— begin DATASET —
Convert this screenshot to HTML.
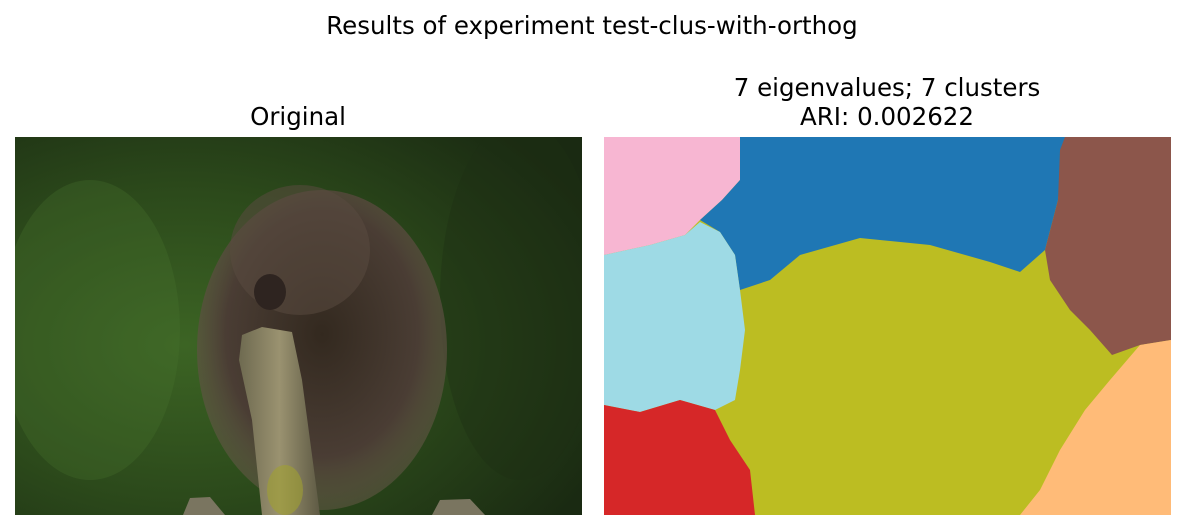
<!DOCTYPE html>
<html><head><meta charset="utf-8"><style>
html,body{margin:0;padding:0;background:#fff;}
svg{display:block;font-family:"DejaVu Sans","Liberation Sans",sans-serif;}
</style></head><body>
<svg width="1185" height="530" viewBox="0 0 1185 530">
<defs>
<radialGradient id="bg" cx="0.3" cy="0.55" r="0.8">
<stop offset="0" stop-color="#3c6424"/><stop offset="0.5" stop-color="#2c4a1b"/><stop offset="1" stop-color="#1a2a12"/>
</radialGradient>
<radialGradient id="fur" cx="0.5" cy="0.45" r="0.55">
<stop offset="0" stop-color="#33291f"/><stop offset="0.7" stop-color="#4a3d34"/><stop offset="1" stop-color="#6b5a4c" stop-opacity="0.5"/>
</radialGradient>
<linearGradient id="stick" x1="0" x2="1">
<stop offset="0" stop-color="#6e6a50"/><stop offset="0.5" stop-color="#9a9270"/><stop offset="1" stop-color="#5e5a44"/>
</linearGradient>
<clipPath id="lc"><rect x="15" y="137" width="567" height="378"/></clipPath>
<clipPath id="rc"><rect x="604" y="137" width="567" height="378"/></clipPath>
</defs>
<text x="592" y="34" font-size="24.5" text-anchor="middle" fill="#000">Results of experiment test-clus-with-orthog</text>
<text x="298" y="125" font-size="24.5" text-anchor="middle">Original</text>
<text x="887" y="96" font-size="24.5" text-anchor="middle">7 eigenvalues; 7 clusters</text>
<text x="887" y="125" font-size="24.5" text-anchor="middle">ARI: 0.002622</text>

<g clip-path="url(#lc)">
<rect x="15" y="137" width="567" height="378" fill="url(#bg)"/>
<ellipse cx="90" cy="330" rx="90" ry="150" fill="#4a7530" opacity="0.3"/>
<ellipse cx="520" cy="300" rx="80" ry="180" fill="#1e3014" opacity="0.4"/>
<ellipse cx="322" cy="350" rx="125" ry="160" fill="url(#fur)"/>
<ellipse cx="300" cy="250" rx="70" ry="65" fill="#5a4a40" opacity="0.55"/>
<ellipse cx="270" cy="292" rx="16" ry="18" fill="#2e2420"/>
<polygon points="242,335 262,327 292,332 302,380 320,515 262,515 252,420 239,360" fill="url(#stick)"/>
<ellipse cx="285" cy="490" rx="18" ry="25" fill="#a0a030" opacity="0.6"/>
<polygon points="183,515 190,498 210,497 225,515" fill="#7a7560"/>
<polygon points="432,515 440,500 470,499 485,515" fill="#7a7560"/>
</g>

<g clip-path="url(#rc)">
<rect x="604" y="137" width="567" height="378" fill="#bcbd22"/>
<polygon points="604,137 740,137 740,180 722,200 700,220 685,235 650,245 604,255" fill="#f7b6d2"/>
<polygon points="740,137 1065,137 1058,200 1045,250 1020,272 990,262 930,245 860,238 800,255 770,280 740,290 735,255 720,232 700,220 722,200 740,180" fill="#1f77b4"/>
<polygon points="1065,137 1171,137 1171,340 1140,345 1112,355 1090,330 1070,310 1050,280 1045,250 1058,200 1060,150" fill="#8c564b"/>
<polygon points="604,255 650,245 685,235 700,222 720,232 735,255 740,290 745,330 740,370 735,400 715,410 680,400 640,412 604,405" fill="#9edae5"/>
<polygon points="604,405 640,412 680,400 715,410 730,440 750,470 755,515 604,515" fill="#d62728"/>
<polygon points="1171,340 1171,515 1020,515 1040,490 1060,450 1085,410 1110,380 1140,345" fill="#ffbb78"/>
</g>
</svg>
</body></html>
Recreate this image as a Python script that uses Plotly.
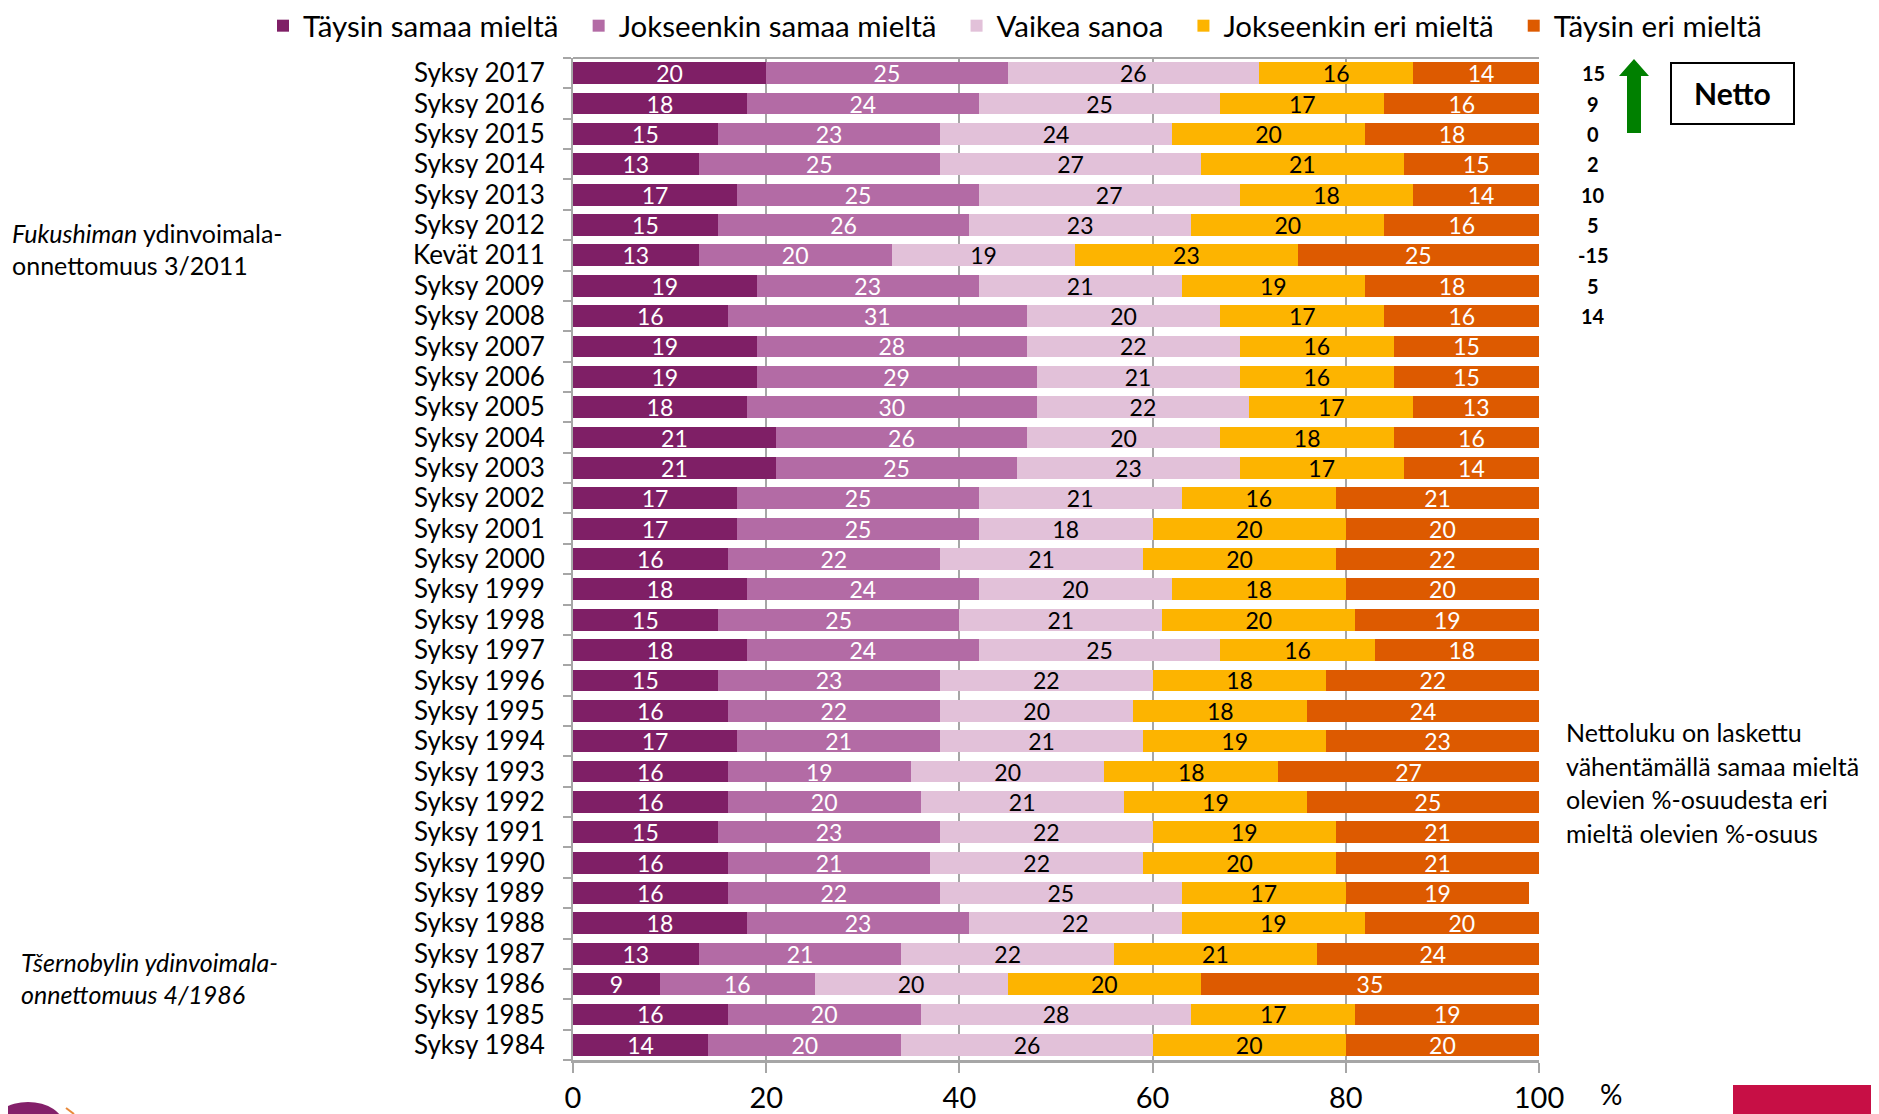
import plotly.graph_objects as go

categories = ["Syksy 2017", "Syksy 2016", "Syksy 2015", "Syksy 2014", "Syksy 2013",
              "Syksy 2012", "Kevät 2011", "Syksy 2009", "Syksy 2008", "Syksy 2007",
              "Syksy 2006", "Syksy 2005", "Syksy 2004", "Syksy 2003", "Syksy 2002",
              "Syksy 2001", "Syksy 2000", "Syksy 1999", "Syksy 1998", "Syksy 1997",
              "Syksy 1996", "Syksy 1995", "Syksy 1994", "Syksy 1993", "Syksy 1992",
              "Syksy 1991", "Syksy 1990", "Syksy 1989", "Syksy 1988", "Syksy 1987",
              "Syksy 1986", "Syksy 1985", "Syksy 1984"]

taysin_samaa = [20, 18, 15, 13, 17, 15, 13, 19, 16, 19, 19, 18, 21, 21, 17, 17, 16,
                18, 15, 18, 15, 16, 17, 16, 16, 15, 16, 16, 18, 13, 9, 16, 14]
jokseenkin_samaa = [25, 24, 23, 25, 25, 26, 20, 23, 31, 28, 29, 30, 26, 25, 25, 25, 22,
                    24, 25, 24, 23, 22, 21, 19, 20, 23, 21, 22, 23, 21, 16, 20, 20]
vaikea_sanoa = [26, 25, 24, 27, 27, 23, 19, 21, 20, 22, 21, 22, 20, 23, 21, 18, 21,
                20, 21, 25, 22, 20, 21, 20, 21, 22, 22, 25, 22, 22, 20, 28, 26]
jokseenkin_eri = [16, 17, 20, 21, 18, 20, 23, 19, 17, 16, 16, 17, 18, 17, 16, 20, 20,
                  18, 20, 16, 18, 18, 19, 18, 19, 19, 20, 17, 19, 21, 20, 17, 20]
taysin_eri = [14, 16, 18, 15, 14, 16, 25, 18, 16, 15, 15, 13, 16, 14, 21, 20, 22,
              20, 19, 18, 22, 24, 23, 27, 25, 21, 21, 19, 20, 24, 35, 19, 20]

netto_categories = ["Syksy 2017", "Syksy 2016", "Syksy 2015", "Syksy 2014", "Syksy 2013",
                    "Syksy 2012", "Kevät 2011", "Syksy 2009", "Syksy 2008"]
netto_values = [15, 9, 0, 2, 10, 5, -15, 5, 14]

series_names = ["Täysin samaa mieltä", "Jokseenkin samaa mieltä", "Vaikea sanoa",
                "Jokseenkin eri mieltä", "Täysin eri mieltä"]
series_values = [taysin_samaa, jokseenkin_samaa, vaikea_sanoa, jokseenkin_eri, taysin_eri]
series_colors = ["#7F1F66", "#B36BA5", "#E2C1D9", "#FDB400", "#DD5A00"]
text_colors = ["white", "white", "black", "black", "white"]

x_ticks = [0, 20, 40, 60, 80, 100]

FONT = "Lato, Carlito, Calibri, sans-serif"
OFF = 8  # page body margin
W, H = 1879 - 2 * OFF, 1114 - OFF
# plot area in screen coordinates
L, R, T, B = 573, 1539, 58, 1060


def px(x):
    return (x - L) / (R - L)


def py(y):
    return (B - y) / (B - T)


GAP = "\u00a0\u00a0"

fig = go.Figure()
for i, (name, vals, col, tcol) in enumerate(zip(series_names, series_values, series_colors, text_colors)):
    legend_name = name + (GAP if i < len(series_names) - 1 else "")
    fig.add_trace(go.Bar(
        y=categories, x=vals, name=legend_name, orientation="h",
        marker=dict(color=col, line=dict(width=0)),
        text=vals, textposition="inside", insidetextanchor="middle", textangle=0,
        textfont=dict(color=tcol, size=23, family=FONT),
        constraintext="none", cliponaxis=True,
    ))

annotations = []
for cat, v in zip(netto_categories, netto_values):
    annotations.append(dict(x=px(1593), xref="paper", y=cat, yref="y", text=str(v),
                            showarrow=False, xanchor="center", yanchor="middle",
                            font=dict(family=FONT, size=20, color="black", weight="bold")))

annotations.append(dict(x=px(1732), xref="paper", y=py(93), yref="paper", text="<b>Netto</b>",
                        showarrow=False, xanchor="center", yanchor="middle",
                        font=dict(family=FONT, size=30, color="black")))

foot = ["Nettoluku on laskettu", "vähentämällä samaa mieltä",
        "olevien %-osuudesta eri", "mieltä olevien %-osuus"]
for i, line in enumerate(foot):
    annotations.append(dict(x=px(1564), xref="paper", y=py(732 + 33.5 * i), yref="paper",
                            text=line, showarrow=False, xanchor="left", yanchor="middle",
                            font=dict(family=FONT, size=25, color="black")))

annotations += [
    dict(x=px(10), xref="paper", y=py(233), yref="paper",
         text="<i>Fukushiman</i> ydinvoimala-", showarrow=False, xanchor="left",
         yanchor="middle", font=dict(family=FONT, size=25, color="black")),
    dict(x=px(10), xref="paper", y=py(265), yref="paper",
         text="onnettomuus 3/2011", showarrow=False, xanchor="left",
         yanchor="middle", font=dict(family=FONT, size=25, color="black")),
    dict(x=px(19), xref="paper", y=py(962), yref="paper",
         text="<i>Tšernobylin ydinvoimala-</i>", showarrow=False, xanchor="left",
         yanchor="middle", font=dict(family=FONT, size=25, color="black")),
    dict(x=px(19), xref="paper", y=py(994), yref="paper",
         text="<i>onnettomuus 4/1986</i>", showarrow=False, xanchor="left",
         yanchor="middle", font=dict(family=FONT, size=25, color="black")),
    dict(x=px(1611), xref="paper", y=py(1094), yref="paper", text="%",
         showarrow=False, xanchor="center", yanchor="middle",
         font=dict(family=FONT, size=28, color="black")),
]

arrow_pts = [(1627, 133), (1627, 76), (1619, 76), (1634, 59), (1649, 76), (1641, 76), (1641, 133)]
path = "M " + " L ".join(f"{px(a):.5f},{py(b):.5f}" for a, b in arrow_pts) + " Z"

shapes = [
    dict(type="path", xref="paper", yref="paper", path=path,
         fillcolor="#008000", line=dict(width=0)),
    dict(type="rect", xref="paper", yref="paper", x0=px(1671), x1=px(1794),
         y0=py(63), y1=py(124), line=dict(color="black", width=2), fillcolor="rgba(0,0,0,0)"),
    dict(type="line", xref="paper", yref="paper", x0=0, x1=1, y0=1, y1=1,
         line=dict(color="#A6A6A6", width=2)),
    dict(type="circle", xref="paper", yref="paper", x0=px(-8), x1=px(64),
         y0=py(1102), y1=py(1150), fillcolor="#84206A", line=dict(width=0)),
    dict(type="line", xref="paper", yref="paper", x0=px(66), x1=px(74),
         y0=py(1108), y1=py(1114), line=dict(color="#E8893A", width=2)),
    dict(type="rect", xref="paper", yref="paper", x0=px(1733), x1=px(1874),
         y0=py(1085), y1=py(1130), fillcolor="#C70F45", line=dict(width=0)),
]

fig.update_layout(
    width=W, height=H,
    margin=dict(l=L - OFF, r=W - (R - OFF), t=T - OFF, b=H - (B - OFF), pad=0, autoexpand=False),
    barmode="stack", bargap=0.28,
    plot_bgcolor="white", paper_bgcolor="white",
    font=dict(family=FONT, size=22, color="black"),
    uniformtext=dict(minsize=22, mode="show"),
    legend=dict(orientation="h", xref="paper", x=px(263), xanchor="left",
                yref="paper", y=py(26), yanchor="middle",
                font=dict(family=FONT, size=29.5, color="black"), traceorder="normal",
                itemwidth=30, bgcolor="rgba(0,0,0,0)"),
    annotations=annotations, shapes=shapes,
    showlegend=True,
)
fig.update_xaxes(range=[0, 100], tickvals=x_ticks, ticktext=[str(t) for t in x_ticks],
                 showgrid=True, gridcolor="#A6A6A6", gridwidth=2, zeroline=False,
                 showline=True, linecolor="#A6A6A6", linewidth=3,
                 ticks="outside", ticklen=10, tickcolor="#A6A6A6", tickwidth=2,
                 tickfont=dict(family=FONT, size=29, color="black"))
fig.update_yaxes(categoryorder="array", categoryarray=categories, autorange="reversed",
                 tickmode="array", tickvals=categories, ticktext=categories,
                 showline=True, linecolor="#A6A6A6", linewidth=2,
                 ticks="outside", tickson="boundaries", ticklen=8, tickcolor="#A6A6A6",
                 tickwidth=2, showgrid=False,
                 tickfont=dict(family=FONT, size=26, color="black"), ticklabelstandoff=21)

fig.write_html("out.html")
— end DATASET —
EXERCISE DETAILS -
Give solely the number of lines in the data that contain the string "this".

CORRECT RESULT -
2